İslâm tarihini şöyle okuyor ve anlıyorum: -Büyük harfle- Müslümanlar, problemle göğüs göğüse geldiklerinde, Müslüman olmanın kazandırdığı şuur ve ahlâk değerleriyle kendilerine bir yol tayin ediyorlardı; Müslümanlığa ve İslâm tecrübesine bir siyasi program gibi bakmıyorlardı. Bu yaklaşım, Müslümanların tarihte hep isabetli şeyler yaptıkları mânâsına gelmiyor ve esasen İslâmcılığın bir siyasi program halinde XIX. yüzyıldan itibaren âniden revaç görmesinin sebebi de budur. Bazı Müslümanlar "Aziz-i vakt" oldukları zamanlarda kendi değerlerinden ve ahlaki standartlarından memnun idiler; zelîl olduklarında İslâm'ı bir siyasi program şekline getirmek akıllarına geldi.

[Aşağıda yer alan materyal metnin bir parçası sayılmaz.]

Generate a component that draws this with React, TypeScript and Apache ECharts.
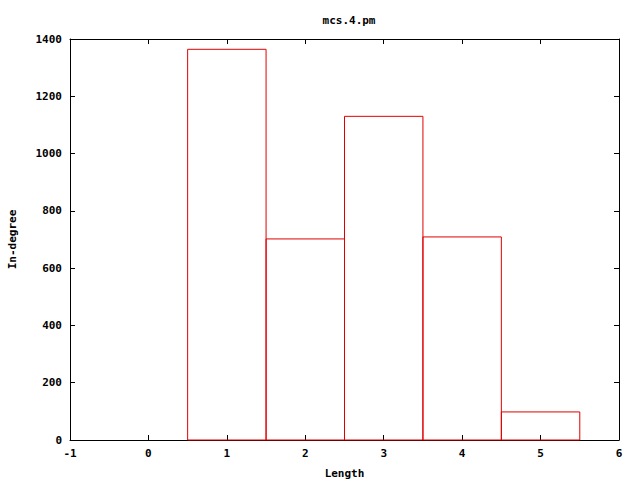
import React, { useEffect, useRef } from "react";
import * as echarts from "echarts";

const lengths = [1, 2, 3, 4, 5];
const inDegree = [1364, 702, 1130, 709, 98];
const title = "mcs.4.pm";
const xName = "Length";
const yName = "In-degree";

export default function App() {
  const ref = useRef<HTMLDivElement>(null);
  useEffect(() => {
    if (!ref.current) return;
    const chart = echarts.init(ref.current, null, { renderer: "svg" });
    const font = "DejaVu Sans Mono";
    const axisCommon = {
      axisLine: { show: true, onZero: false, lineStyle: { color: "#000", width: 1 } },
      axisTick: { show: true, inside: true, length: 5, lineStyle: { color: "#000" } },
      splitLine: { show: false },
    };
    const labelStyle = { fontFamily: font, fontSize: 11, fontWeight: "bold", color: "#000" };
    chart.setOption({
      animation: false,
      backgroundColor: "#fff",
      title: {
        text: title,
        left: 344,
        top: 10,
        textAlign: "center",
        textStyle: labelStyle,
      },
      grid: { left: 70, right: 21, top: 39, bottom: 40, containLabel: false, outerBoundsMode: "none" },
      xAxis: [
        {
          type: "value",
          min: -1,
          max: 6,
          interval: 1,
          name: xName,
          nameLocation: "middle",
          nameGap: 28,
          nameTextStyle: labelStyle,
          axisLabel: { ...labelStyle, margin: 8 },
          ...axisCommon,
        },
        {
          type: "value",
          position: "top",
          min: -1,
          max: 6,
          interval: 1,
          axisLabel: { show: false },
          ...axisCommon,
        },
      ],
      yAxis: [
        {
          type: "value",
          min: 0,
          max: 1400,
          interval: 200,
          name: yName,
          nameLocation: "middle",
          nameGap: 52,
          nameTextStyle: labelStyle,
          axisLabel: { ...labelStyle, margin: 8, formatter: (v: number) => String(v) },
          ...axisCommon,
        },
        {
          type: "value",
          position: "right",
          min: 0,
          max: 1400,
          interval: 200,
          axisLabel: { show: false },
          ...axisCommon,
        },
      ],
      series: [
        {
          type: "custom",
          xAxisIndex: 0,
          yAxisIndex: 0,
          data: lengths.map((x, i) => [x, inDegree[i]]),
          renderItem: (params: any, api: any) => {
            const x = api.value(0);
            const y = api.value(1);
            const p0 = api.coord([x - 0.5, y]);
            const p1 = api.coord([x + 0.5, 0]);
            return {
              type: "rect",
              shape: { x: p0[0], y: p0[1], width: p1[0] - p0[0], height: p1[1] - p0[1] },
              style: { fill: "none", stroke: "#e00000", lineWidth: 1 },
            };
          },
        },
      ],
    });
    return () => chart.dispose();
  }, []);
  return (
    <div
      ref={ref}
      style={{ position: "fixed", left: 0, top: 0, width: 640, height: 480, background: "#fff" }}
    />
  );
}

Müslüman olmakla İslamcı olmak arasında fark yok gibi görmeyenler olabilir; şu fark vardır ama: Siyaset de, tıpkı teknoloji veya endüstri devrimi gibi kendi ahlâkını icad eder ve onunla yürür. Müslüman olmak ise insanın, kendi tabiatının hilâfına Allah korkusu ile meydan okumasıdır. Müslümanlık suları yokuşa akıtmak, tarihi de özel bir paranteze almaktır; çünkü Müslüman, gayesi itibariyle ahlâkî insandır; ne homo economicus, ne homo politicus: Homo Eticus! Onun yeryüzündeki vazifesi zafere vâsıl olmak değil, seferde, seferi disiplinde sebat etmektir.

Neydi o âyet, neydi; dilimin ucunda... buldum: İsrâ Sûresi 37.

"Yeryüzünde böbürlenerek yürüme; çünkü sen ne yeri yarabilirsin, ne dağlara boyca erişebilirsin."